• **Request**
Images are not part of the copy; write out the rest of the data exactly as given.

• **Supplied material**
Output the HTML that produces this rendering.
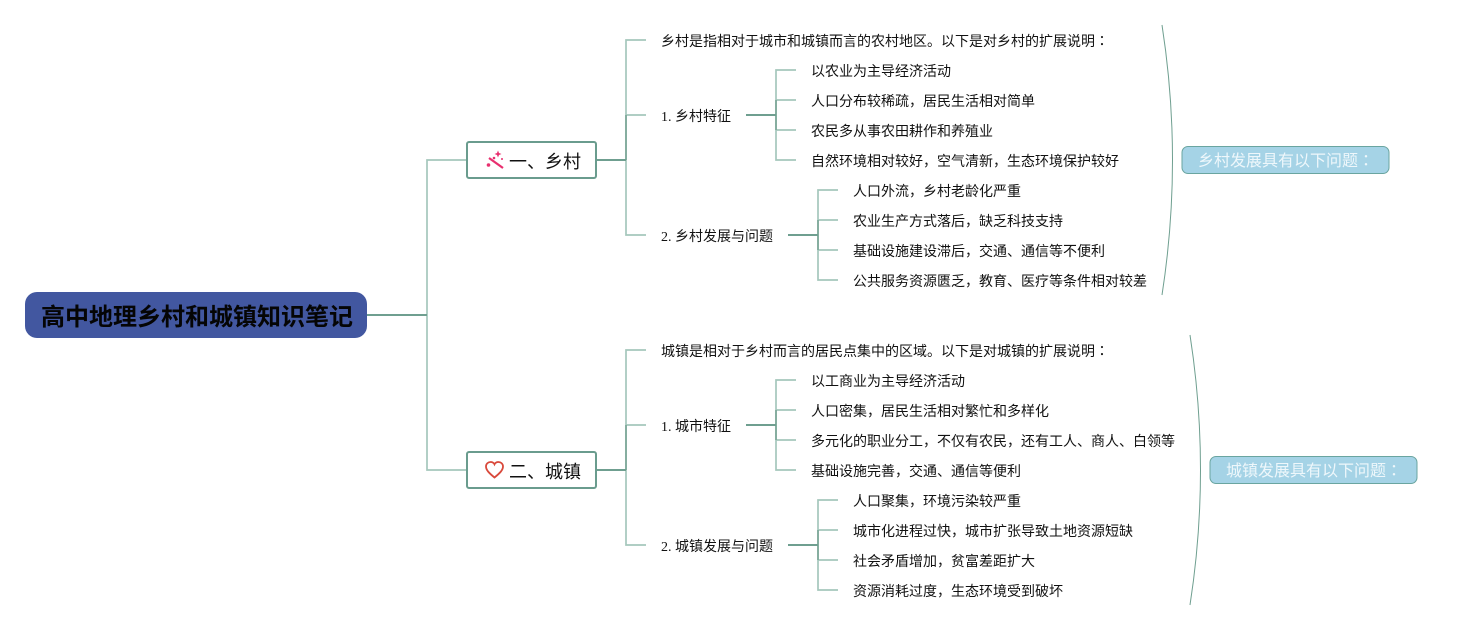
<!DOCTYPE html>
<html><head><meta charset="utf-8"><style>
html,body{margin:0;padding:0;background:#fff}
svg{display:block}
text{font-family:"Liberation Serif","WenQuanYi Zen Hei","Noto Sans CJK SC",sans-serif;fill:#111}
.c{font-family:"Noto Sans CJK TC",sans-serif}
.t{font-size:14px}
.n{font-size:18px}
.l{fill:none;stroke:#a5c7bc;stroke-width:1.7}
.d{fill:none;stroke:#6f9f90;stroke-width:2}
.m{fill:none;stroke:#7ba698;stroke-width:1.7}
.b{fill:none;stroke:#6f9f90;stroke-width:1}
</style></head><body>
<svg width="1462" height="630" viewBox="0 0 1462 630" xmlns="http://www.w3.org/2000/svg">
<path class="l" d="M467 160H427V470H467"/>
<path class="d" d="M367 315H427"/>

<g>
<path class="l" d="M646 40H626V235H646M626 115H646"/>
<path class="m" d="M626 115V160"/>
<path class="d" d="M596 160H626"/>
<path class="l" d="M796 70H776V160H796M776 100H796M776 130H796"/>
<path class="m" d="M776 100V130"/>
<path class="d" d="M746 115H776"/>
<path class="l" d="M838 190H818V280H838M818 220H838M818 250H838"/>
<path class="m" d="M818 220V250"/>
<path class="d" d="M788 235H818"/>
<path class="b" d="M1162 25Q1183 160 1162 295"/>
<rect x="467" y="142" width="129" height="36" rx="2" fill="#fff" stroke="#6a9c8e" stroke-width="2"/>
<rect x="1182" y="146.500" width="207" height="27" rx="6" fill="#a5d3e6" stroke="#6aa5a0" stroke-width="1"/>
<text x="1198" y="166" font-size="16" style="fill:#eef7fb">乡村发展具有以下问题<tspan class="c">：</tspan></text>
<text class="n" x="509" y="168">一、乡村</text>
<text class="t" x="661" y="46">乡村是指相对于城市和城镇而言的农村地区。以下是对乡村的扩展说明<tspan class="c">：</tspan></text>
<text class="t" x="661" y="121">1. 乡村特征</text>
<text class="t" x="661" y="241">2. 乡村发展与问题</text>
<text class="t" x="811" y="76">以农业为主导经济活动</text>
<text class="t" x="811" y="106">人口分布较稀疏，居民生活相对简单</text>
<text class="t" x="811" y="136">农民多从事农田耕作和养殖业</text>
<text class="t" x="811" y="166">自然环境相对较好，空气清新，生态环境保护较好</text>
<text class="t" x="853" y="196">人口外流，乡村老龄化严重</text>
<text class="t" x="853" y="226">农业生产方式落后，缺乏科技支持</text>
<text class="t" x="853" y="256">基础设施建设滞后，交通、通信等不便利</text>
<text class="t" x="853" y="286">公共服务资源匮乏，教育、医疗等条件相对较差</text>
</g>

<g>
<path class="l" d="M646 350H626V545H646M626 425H646"/>
<path class="m" d="M626 425V470"/>
<path class="d" d="M596 470H626"/>
<path class="l" d="M796 380H776V470H796M776 410H796M776 440H796"/>
<path class="m" d="M776 410V440"/>
<path class="d" d="M746 425H776"/>
<path class="l" d="M838 500H818V590H838M818 530H838M818 560H838"/>
<path class="m" d="M818 530V560"/>
<path class="d" d="M788 545H818"/>
<path class="b" d="M1190 335Q1211 470 1190 605"/>
<rect x="467" y="452" width="129" height="36" rx="2" fill="#fff" stroke="#6a9c8e" stroke-width="2"/>
<rect x="1210" y="456.500" width="207" height="27" rx="6" fill="#a5d3e6" stroke="#6aa5a0" stroke-width="1"/>
<text x="1226" y="476" font-size="16" style="fill:#eef7fb">城镇发展具有以下问题<tspan class="c">：</tspan></text>
<text class="n" x="509" y="478">二、城镇</text>
<text class="t" x="661" y="356">城镇是相对于乡村而言的居民点集中的区域。以下是对城镇的扩展说明<tspan class="c">：</tspan></text>
<text class="t" x="661" y="431">1. 城市特征</text>
<text class="t" x="661" y="551">2. 城镇发展与问题</text>
<text class="t" x="811" y="386">以工商业为主导经济活动</text>
<text class="t" x="811" y="416">人口密集，居民生活相对繁忙和多样化</text>
<text class="t" x="811" y="446">多元化的职业分工，不仅有农民，还有工人、商人、白领等</text>
<text class="t" x="811" y="476">基础设施完善，交通、通信等便利</text>
<text class="t" x="853" y="506">人口聚集，环境污染较严重</text>
<text class="t" x="853" y="536">城市化进程过快，城市扩张导致土地资源短缺</text>
<text class="t" x="853" y="566">社会矛盾增加，贫富差距扩大</text>
<text class="t" x="853" y="596">资源消耗过度，生态环境受到破坏</text>
</g>

<rect x="25" y="292" width="342" height="46" rx="12" fill="#4257a0"/>
<text x="41" y="325" font-size="24" font-weight="bold" style="fill:#050505">高中地理乡村和城镇知识笔记</text>

<!-- wand icon -->
<path d="M489 158L503 168" stroke="#e8306f" stroke-width="2.200" fill="none"/>
<path d="M498 150.500l1 2.500 2.500 1-2.500 1-1 2.500-1-2.500-2.500-1 2.500-1z" fill="#e8306f"/>
<circle cx="488.500" cy="165" r="1.800" fill="#e8306f"/>
<circle cx="494" cy="158" r="1.300" fill="#e8306f"/>
<circle cx="502" cy="159" r="1" fill="#e8306f"/>
<!-- heart icon -->
<path d="M494.500 477.500C489 473 486 470 486 466.500C486 463.500 488.400 462 490.600 462C492.300 462 493.800 462.800 494.500 464.300C495.200 462.800 496.700 462 498.400 462C500.600 462 503 463.500 503 466.500C503 470 500 473 494.500 477.500Z" fill="#fff" stroke="#d9493b" stroke-width="1.800"/>
</svg>
</body></html>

• **Task output**
Output the HTML that produces this rendering.
<!DOCTYPE html>
<html><head><meta charset="utf-8"><style>
html,body{margin:0;padding:0;background:#fff}
svg{display:block}
text{font-family:"Liberation Serif","WenQuanYi Zen Hei","Noto Sans CJK SC",sans-serif;fill:#111}
.c{font-family:"Noto Sans CJK TC",sans-serif}
.t{font-size:14px}
.n{font-size:18px}
.l{fill:none;stroke:#a5c7bc;stroke-width:1.7}
.d{fill:none;stroke:#6f9f90;stroke-width:2}
.m{fill:none;stroke:#7ba698;stroke-width:1.7}
.b{fill:none;stroke:#6f9f90;stroke-width:1}
</style></head><body>
<svg width="1462" height="630" viewBox="0 0 1462 630" xmlns="http://www.w3.org/2000/svg">
<path class="l" d="M467 160H427V470H467"/>
<path class="d" d="M367 315H427"/>

<g>
<path class="l" d="M646 40H626V235H646M626 115H646"/>
<path class="m" d="M626 115V160"/>
<path class="d" d="M596 160H626"/>
<path class="l" d="M796 70H776V160H796M776 100H796M776 130H796"/>
<path class="m" d="M776 100V130"/>
<path class="d" d="M746 115H776"/>
<path class="l" d="M838 190H818V280H838M818 220H838M818 250H838"/>
<path class="m" d="M818 220V250"/>
<path class="d" d="M788 235H818"/>
<path class="b" d="M1162 25Q1183 160 1162 295"/>
<rect x="467" y="142" width="129" height="36" rx="2" fill="#fff" stroke="#6a9c8e" stroke-width="2"/>
<rect x="1182" y="146.500" width="207" height="27" rx="6" fill="#a5d3e6" stroke="#6aa5a0" stroke-width="1"/>
<text x="1198" y="166" font-size="16" style="fill:#eef7fb">乡村发展具有以下问题<tspan class="c">：</tspan></text>
<text class="n" x="509" y="168">一、乡村</text>
<text class="t" x="661" y="46">乡村是指相对于城市和城镇而言的农村地区。以下是对乡村的扩展说明<tspan class="c">：</tspan></text>
<text class="t" x="661" y="121">1. 乡村特征</text>
<text class="t" x="661" y="241">2. 乡村发展与问题</text>
<text class="t" x="811" y="76">以农业为主导经济活动</text>
<text class="t" x="811" y="106">人口分布较稀疏，居民生活相对简单</text>
<text class="t" x="811" y="136">农民多从事农田耕作和养殖业</text>
<text class="t" x="811" y="166">自然环境相对较好，空气清新，生态环境保护较好</text>
<text class="t" x="853" y="196">人口外流，乡村老龄化严重</text>
<text class="t" x="853" y="226">农业生产方式落后，缺乏科技支持</text>
<text class="t" x="853" y="256">基础设施建设滞后，交通、通信等不便利</text>
<text class="t" x="853" y="286">公共服务资源匮乏，教育、医疗等条件相对较差</text>
</g>

<g>
<path class="l" d="M646 350H626V545H646M626 425H646"/>
<path class="m" d="M626 425V470"/>
<path class="d" d="M596 470H626"/>
<path class="l" d="M796 380H776V470H796M776 410H796M776 440H796"/>
<path class="m" d="M776 410V440"/>
<path class="d" d="M746 425H776"/>
<path class="l" d="M838 500H818V590H838M818 530H838M818 560H838"/>
<path class="m" d="M818 530V560"/>
<path class="d" d="M788 545H818"/>
<path class="b" d="M1190 335Q1211 470 1190 605"/>
<rect x="467" y="452" width="129" height="36" rx="2" fill="#fff" stroke="#6a9c8e" stroke-width="2"/>
<rect x="1210" y="456.500" width="207" height="27" rx="6" fill="#a5d3e6" stroke="#6aa5a0" stroke-width="1"/>
<text x="1226" y="476" font-size="16" style="fill:#eef7fb">城镇发展具有以下问题<tspan class="c">：</tspan></text>
<text class="n" x="509" y="478">二、城镇</text>
<text class="t" x="661" y="356">城镇是相对于乡村而言的居民点集中的区域。以下是对城镇的扩展说明<tspan class="c">：</tspan></text>
<text class="t" x="661" y="431">1. 城市特征</text>
<text class="t" x="661" y="551">2. 城镇发展与问题</text>
<text class="t" x="811" y="386">以工商业为主导经济活动</text>
<text class="t" x="811" y="416">人口密集，居民生活相对繁忙和多样化</text>
<text class="t" x="811" y="446">多元化的职业分工，不仅有农民，还有工人、商人、白领等</text>
<text class="t" x="811" y="476">基础设施完善，交通、通信等便利</text>
<text class="t" x="853" y="506">人口聚集，环境污染较严重</text>
<text class="t" x="853" y="536">城市化进程过快，城市扩张导致土地资源短缺</text>
<text class="t" x="853" y="566">社会矛盾增加，贫富差距扩大</text>
<text class="t" x="853" y="596">资源消耗过度，生态环境受到破坏</text>
</g>

<rect x="25" y="292" width="342" height="46" rx="12" fill="#4257a0"/>
<text x="41" y="325" font-size="24" font-weight="bold" style="fill:#050505">高中地理乡村和城镇知识笔记</text>

<!-- wand icon -->
<path d="M489 158L503 168" stroke="#e8306f" stroke-width="2.200" fill="none"/>
<path d="M498 150.500l1 2.500 2.500 1-2.500 1-1 2.500-1-2.500-2.500-1 2.500-1z" fill="#e8306f"/>
<circle cx="488.500" cy="165" r="1.800" fill="#e8306f"/>
<circle cx="494" cy="158" r="1.300" fill="#e8306f"/>
<circle cx="502" cy="159" r="1" fill="#e8306f"/>
<!-- heart icon -->
<path d="M494.500 477.500C489 473 486 470 486 466.500C486 463.500 488.400 462 490.600 462C492.300 462 493.800 462.800 494.500 464.300C495.200 462.800 496.700 462 498.400 462C500.600 462 503 463.500 503 466.500C503 470 500 473 494.500 477.500Z" fill="#fff" stroke="#d9493b" stroke-width="1.800"/>
</svg>
</body></html>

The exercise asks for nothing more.